BM’nin barış gücü UNIFIL de dünkü saldırılardan nasibini aldı. Barış gücünün Lübnan’ın güneyinde bulunan karargâhı bir roket tarafından vuruldu. Kimsenin yaralanmadığı belirtilse de roketin nereden geldiği henüz tespit edilememiş.
Son günlerde yoğun diplomasi trafiği içinde olan İran Dışişleri Bakanı Hüseyin Emir Abdullahiyan, cumartesi günü de Hizbullah yetkilileriyle bir araya geldi ve söz konusu grubun ‘Siyonist oluşumun işlediği suçlara cevap vermeye tam olarak hazır olduğunu’ söyledi. Abdullahiyan “Savaşın büyüyüp büyümeyeceğine, yeni cephelerin açılıp açılmayacağına Hizbullah karar verecek” dedi.
Savaşın ilk günlerinde Hizbullah, İsrail işgali altındaki Golan Tepeleri’nde bulunan Şebaa çiftliklerindeki askeri üsleri hedef almıştı. Daha sonrasında İsrail ordusu ve Hizbullah, sınırda karşı karşıya geldi, karşılıklı ateşler atıldı. İsrail Hizbullah’a ait gözetleme kulelerini hedef aldı.
İngiliz haber ajansı Reuters’in bildirdiğine göre üst düzey bir İsrailli yetkili, İran’ı Suriye’de ya da Suriye üzerinden konuşlanma gerçekleştirerek ikinci bir savaş cephesi açmaya çalışmakla suçluyor. İsrail Dışişleri Bakanlığı Strateji İşleri Başkanı Joshua Zarka, sosyal medyada İran’ın Suriye üzerinden böyle bir strateji benimseyebileceğini dile getiren bir paylaşıma “İranlılar bunu yapıyor” diyerek karşılık verirken, İsrail’in Suriye’nin Şam ve Halep havaalanlarını vurmasının sebebinin de bunun önüne geçmek olduğunu söyledi.
İngiltere merkezli Suriye İnsan Hakları Gözlemevi’nin Fransız haber ajansı AFP’ye yaptığı açıklamaya göre cumartesi günü Halep Havaalanı’na düzenlenen ikinci hava saldırısında beş kişi yaralandı. Suriye Savunma Bakanlığı bu saldırının ‘İsrail işgalinin suç teşkil eden yanını gözler önüne serdiğini’ söyledi ve İsrail’i ‘Filistin halkına karşı suç işlemekle’ suçladı. Gözlemevi ise, bu saldırıların ‘İran uçaklarının havaalanlarına inişini engellemek için uyarı mesajları olduğunu söylüyor.

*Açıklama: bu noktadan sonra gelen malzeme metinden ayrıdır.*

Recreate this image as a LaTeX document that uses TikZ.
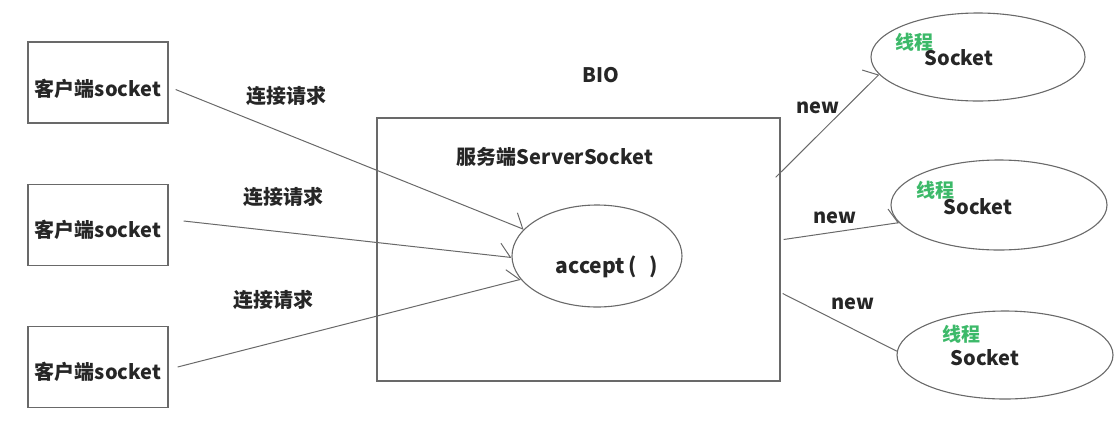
\documentclass[tikz,border=0pt]{standalone}
\usepackage{fontspec}
\setmainfont{Noto Sans CJK SC}
\usetikzlibrary{arrows.meta,shapes.geometric}
\definecolor{linegray}{RGB}{105,105,105}
\definecolor{threadgreen}{RGB}{60,185,105}
\tikzset{
  txt/.style={font=\fontsize{20}{22}\selectfont\bfseries, text=black!85, inner sep=0pt},
  client/.style={draw=linegray, line width=1.3pt, minimum width=140pt, minimum height=81pt, inner sep=0pt},
  server/.style={draw=linegray, line width=1.3pt, minimum width=403pt, minimum height=263pt, inner sep=0pt},
  oval/.style={ellipse, draw=linegray, line width=1.1pt, inner sep=0pt},
  conn/.style={draw=linegray, line width=1pt, -{Straight Barb[left,length=11pt,width=26pt,line width=1pt]}},
  newconn/.style={draw=linegray, line width=1pt, -{Straight Barb[left,length=8pt,width=30pt,line width=1pt]}},
  plainconn/.style={draw=linegray, line width=1pt},
  thread/.style={font=\fontsize{19}{21}\selectfont\bfseries, text=threadgreen, inner sep=0pt},
}
\begin{document}
\begin{tikzpicture}[x=1pt,y=-1pt]
\useasboundingbox (0,0) rectangle (1119,429);
% clients
\node[client] (c1) at (98,82.5) {};
\node[client] (c2) at (98,225) {};
\node[client] (c3) at (98,367) {};
\node[txt] (t1) at (98,89) {客户端socket};
\node[txt] (t2) at (98,230) {客户端socket};
\node[txt] (t3) at (98,372) {客户端socket};
% server
\node[server] (srv) at (578.5,249.5) {};
\node[txt] (bio) at (601,75) {BIO};
\node[txt] (srvlbl) at (555,157) {服务端ServerSocket};
\node[oval, minimum width=170pt, minimum height=102pt] (acc) at (597,256) {};
\node[txt, font=\fontsize{21}{23}\selectfont\bfseries] (acctxt) at (607,267) {accept\,(\ \ \,)};
% sockets
\node[oval, minimum width=214pt, minimum height=88pt] (s1) at (978,57) {};
\node[oval, minimum width=216pt, minimum height=90pt] (s2) at (999,205) {};
\node[oval, minimum width=216pt, minimum height=88pt] (s3) at (1005,355) {};
\node[thread] (th1) at (914,42) {线程};
\node[thread] (th2) at (935,190) {线程};
\node[thread] (th3) at (961,334) {线程};
\node[txt] (so1) at (959,58) {Socket};
\node[txt] (so2) at (978,207) {Socket};
\node[txt] (so3) at (985,358) {Socket};
% request labels
\node[txt] (r1) at (286,96) {连接请求};
\node[txt] (r2) at (283,197) {连接请求};
\node[txt] (r3) at (273,300) {连接请求};
% new labels
\node[txt] (n1) at (818,108) {new};
\node[txt] (n2) at (835,218) {new};
\node[txt] (n3) at (853,304) {new};
% connectors
\draw[conn] ([shift={(7,7)}]c1.east) -- (acc.160);
\draw[conn] ([shift={(15,-4)}]c2.east) -- (acc.181);
\draw[conn] ([shift={(9,0)}]c3.east) -- (acc.197);
\draw[newconn] ([shift={(-5,60)}]srv.north east) -- (s1.190);
\draw[newconn] ([shift={(3,-10)}]srv.east) -- (s2.190);
\draw[plainconn] ([shift={(2,44)}]srv.east) -- (s3.178);
\end{tikzpicture}
\end{document}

Bu da akla İsrail’in sadece Gazze cephesinde savaşmayabileceği ihtimalini akıllara getiriyor. Daha önce Orta Doğu uzmanı gazeteci Hediye Levent, 10Haber’e verdiği demeçte Hizbullah’ın Gazze’yi tamamen kontrol altına almayı hedefleyen bir kara operasyonu başlatılana kadar ciddi saldırı pozisyonuna geçmeyebileceğini dile getirmişti. Ancak kara operasyonu kapıda.
Peki İsrail yeni cephe açmaya hazır mı? Katar Üniversitesi’nden Mahcup Zveiri, El Cezire’ye verdiği demeçte, İsrail ordusunun her ne kadar birden fazla cepheden gelen saldırılarla baş edebileceğini söylese de bunun uzun vadede mümkün olamayabileceğini belirtiyor. Zveiri, “İsrail başbakanı Benyamin Netanyahu, Gazze sınırını ziyaret ettiğinde, ‘Biz üç hafta daha savaşmaya hazırız’ dedi. Eğer durum buysa, üç hafta daha tüm sınırlarda saldırı ve hareketlilik beklenmeli. Bunu bu kadar uzun süre idare etmenin kolay bir iş olduğundan emin değilim” dedi.
İsrail ordusunun sözcüsü Daniel Hagari ise ordunun Orta Doğu’nun her yerinde her zaman’ faaliyet göstereceğini söyledi ve, “Her zaman çevremize, Orta Doğu’ya odaklıyız. Her alanda hazırlıklıyız” diye ekledi.